We all know how hard it is to grow up, but it’s become even harder for kids today. We need to have periods of alone time to find ourselves. Moments of silence are moments where we can get in touch with ourselves and get a better understanding of who we are. Social media is not the world as much as it may seem like it. To grow requires real experiences and lessons, it requires breakdowns and breakthroughs. We can’t figure out our place in the world if all we do is scroll through feeds and watch YouTube. Life and the people in it require our attention. Unfortunately for many kids today their attention is mainly routed through their screens. They see profiles instead of people. Life is viewed through the lens of posts. I don’t want to sound critical though because none of this is their fault or ours. We all should have empathy for them because social media has changed the way we all interact with the world and ourselves. All of us deal with the same issues they do, they just so happen to be dealing with them during one of the most important periods of their lives. 

 

So what does the future look like for kids? First off, technology does and will do a lot of amazing things for them. They’re incredibly smart and plugged in. Most know much more about the world than I ever could at their age. They’re more talented too, they’ve perfected learning through youtube tutorials and have access to any sort of tool they could ever want. There’s no shortage of self-taught music producers, artists, and athletes. They have the power to shape the world, but the world also has the power to shape them.

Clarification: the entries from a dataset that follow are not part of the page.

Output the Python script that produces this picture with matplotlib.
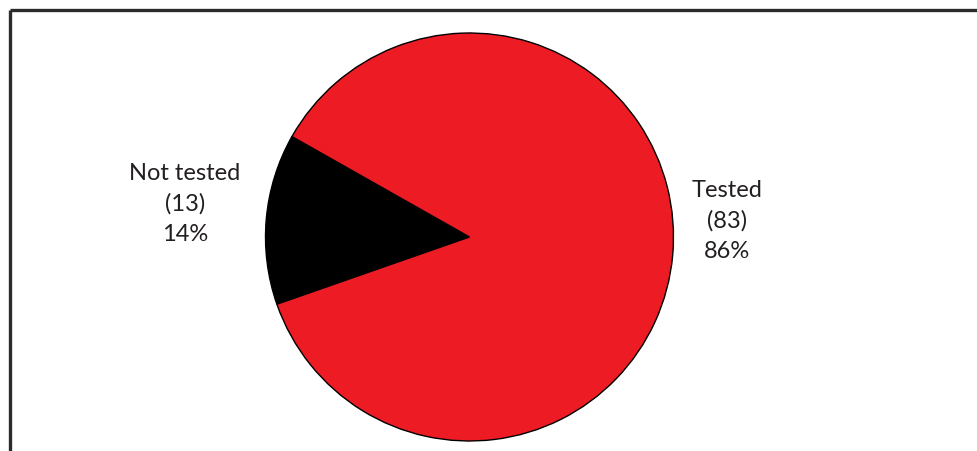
import matplotlib
matplotlib.use("Agg")
import matplotlib.pyplot as plt

# data
labels = ["Not tested", "Tested"]
counts = [13, 83]
percents = [14, 86]
colors = ["#000000", "#ED1C24"]

W, H = 977, 451
fig = plt.figure(figsize=(W / 100, H / 100), dpi=100)
ax = fig.add_axes([0, 0, 1, 1])
ax.set_xlim(0, W)
ax.set_ylim(0, H)
ax.set_aspect("equal")
ax.axis("off")

# pie, centred in pixel coords (y measured from bottom)
ax.pie(counts, colors=colors, startangle=150.5, counterclock=True,
       center=(469.5, H - 237), radius=204,
       wedgeprops=dict(edgecolor="black", linewidth=1.0))
ax.set_xlim(0, W)
ax.set_ylim(0, H)

# partial frame: top and left only
ax.plot([10, W], [H - 9.5, H - 9.5], color="#2b2b2b", lw=2.4, solid_capstyle="butt")
ax.plot([10, 10], [0, H - 9.5], color="#2b2b2b", lw=2.4, solid_capstyle="butt")

font = dict(family=["Lato", "DejaVu Sans"], fontsize=17,
            color="#231f20", ha="center", va="center", linespacing=1.55)
ax.text(185, H - 204, f"{labels[0]}\n({counts[0]})\n{percents[0]}%", **font)
ax.text(727, H - 221, f"{labels[1]}\n({counts[1]})\n{percents[1]}%", **font)

fig.savefig("out.png", dpi=100)
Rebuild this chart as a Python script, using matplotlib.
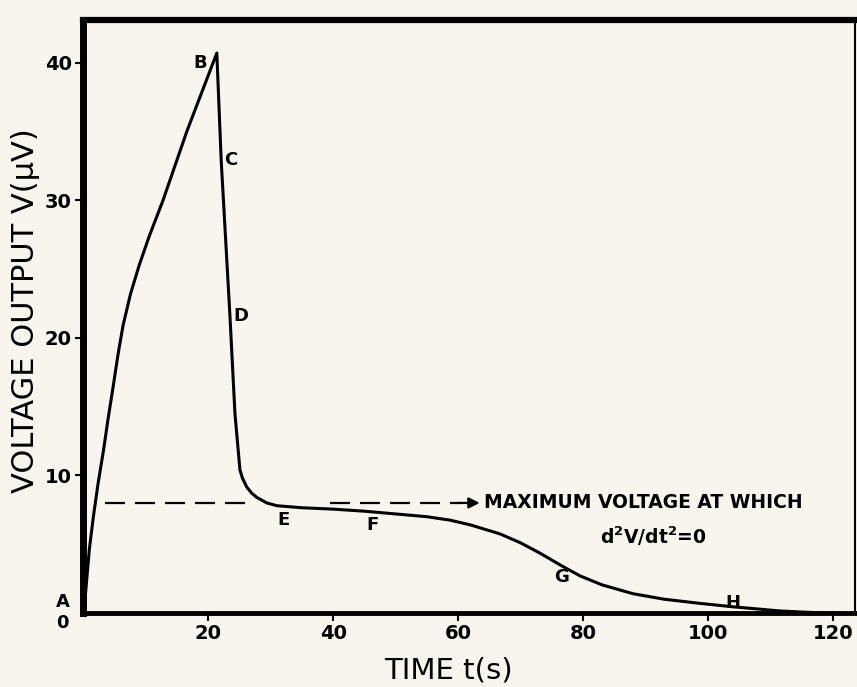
import numpy as np
import matplotlib
matplotlib.use("Agg")
import matplotlib.pyplot as plt

## curve: time (s) and voltage (uV)
t_rise = [0, 0.3, 1.0, 1.65, 2.4, 3.3, 4.0, 4.9, 5.6, 6.4, 7.6, 9.0, 10.6, 12.8, 16.6, 21.4]
v_rise = [0, 0.9, 4.6, 7.0, 9.4, 11.9, 14.1, 16.7, 18.8, 20.9, 23.2, 25.3, 27.4, 30, 35, 40.7]

t_fall = [22.1, 23.5, 24.3, 25.1, 25.5, 26.2, 27.0, 27.8, 29.4, 31.0]
v_fall = [32.9, 21.6, 14.5, 10.4, 9.8, 9.15, 8.7, 8.4, 8.0, 7.8]

t_tail = [35, 40, 45, 50, 55, 58.7, 62, 66.7, 70, 73.1, 76.5, 79.5, 83, 88, 93, 98.7, 104, 111.5, 116, 120]
v_tail = [7.65, 7.55, 7.4, 7.2, 7.0, 6.75, 6.4, 5.75, 5.1, 4.35, 3.45, 2.7, 2.05, 1.4, 1.0, 0.7, 0.45, 0.15, 0.05, 0.0]

v_inflect = 8.0  # dashed level

point_names = ['B', 'C', 'D', 'E', 'F', 'G', 'H']
point_t = [18.7, 23.6, 25.2, 32.0, 46.3, 76.6, 104.0]
point_v = [40.0, 32.9, 21.6, 6.75, 6.4, 2.6, 0.75]

xticks = [20, 40, 60, 80, 100, 120]
yticks = [10, 20, 30, 40]

t = t_rise + t_fall + t_tail
v = v_rise + v_fall + v_tail

paper = '#f7f5ee'
fig = plt.figure(figsize=(8.57, 6.87), dpi=100, facecolor=paper)
ax = fig.add_axes([0.0969, 0.1077, 0.9008, 0.8632], facecolor=paper)

ax.plot(t, v, color='black', lw=2.2, solid_joinstyle='round')

# dashed line + arrow to the note
ax.plot([3.5, 26.8], [v_inflect, v_inflect], color='black', lw=1.6, dashes=(9, 4.5))
ax.plot([39.5, 60.5], [v_inflect, v_inflect], color='black', lw=1.6, dashes=(9, 4.5))
ax.annotate('', xy=(63.9, v_inflect), xytext=(59.5, v_inflect),
            arrowprops=dict(arrowstyle='-|>', color='black', lw=1.6, mutation_scale=16))

ax.text(64.2, v_inflect, 'MAXIMUM VOLTAGE AT WHICH', fontsize=13.5, fontweight='bold',
        ha='left', va='center')
ax.text(91.2, 5.6, r'd$^{\mathbf{2}}$V/dt$^{\mathbf{2}}$=0', fontsize=13.5, fontweight='bold',
        ha='center', va='center')

for name, x, y in zip(point_names, point_t, point_v):
    ax.text(x, y, name, fontsize=13, fontweight='bold', ha='center', va='center')

ax.text(-3.3, 0.8, 'A', fontsize=13, fontweight='bold', ha='center', va='center', clip_on=False)
ax.text(-3.3, -0.7, '0', fontsize=13, fontweight='bold', ha='center', va='center', clip_on=False)

ax.set_xlim(0, 123.5)
ax.set_ylim(0, 43.1)
ax.set_xticks(xticks)
ax.set_yticks(yticks)
ax.tick_params(axis='both', direction='out', length=6, width=1.5, labelsize=14, pad=2)
for lab in ax.get_xticklabels() + ax.get_yticklabels():
    lab.set_fontweight('bold')

ax.spines['left'].set_linewidth(5)
ax.spines['top'].set_linewidth(4.5)
ax.spines['bottom'].set_linewidth(3.5)
ax.spines['right'].set_linewidth(1.5)

ax.set_ylabel(u'VOLTAGE OUTPUT V(\u03bcV)', fontsize=22)
ax.yaxis.set_label_coords(-0.056, 0.51)
ax.set_xlabel('TIME t(s)', fontsize=21, va='center')
ax.xaxis.set_label_coords(0.473, -0.097)

plt.savefig('out.png', dpi=100, facecolor=paper)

For all of the benefits of technology, the current business model relies on addiction and consumption. To reach their full potential we have to teach them to look up. To be in the moment. To talk with people. To be in the world. To find themselves. Technology has a place in this world but can’t be their whole world. We can’t let the algorithms create a generation of distracted zombies. Gen Z took the initial blows but maybe just maybe we can do something to help the next generation have the best of both worlds.